3.3 Microcontrollers:
Microprocessors and microcontrollers are widely used in embedded systems products. Microcontroller is a programmable device. A microcontroller has a CPU in addition to a fixed amount of RAM, ROM, I/O ports and a timer embedded all on a single chip. The fixed amount of on-chip ROM, RAM and number of I/O ports in microcontrollers makes them ideal for many applications in which cost and space are critical.
The Intel 8051 is Harvard architecture, single chip microcontroller (µC) which was developed by Intel in 1980 for use in embedded systems.

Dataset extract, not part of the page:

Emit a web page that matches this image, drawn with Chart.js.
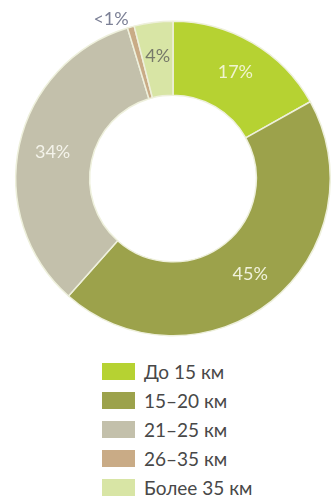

It was popular in the 1980s and early 1990s, but today it has largely been superseded by a vast range of enhanced devices with 8051-compatible processor cores that are manufactured by more than 20 independent manufacturers including Atmel, Infineon Technologies and Maxim Integrated Products.
8051 is an 8-bit processor, meaning that the CPU can work on only 8 bits of data at a time. Data larger than 8 bits has to be broken into 8-bit pieces to be processed by the CPU. 8051 is available in different memory types such as UV-EPROM, Flash and NV-RAM.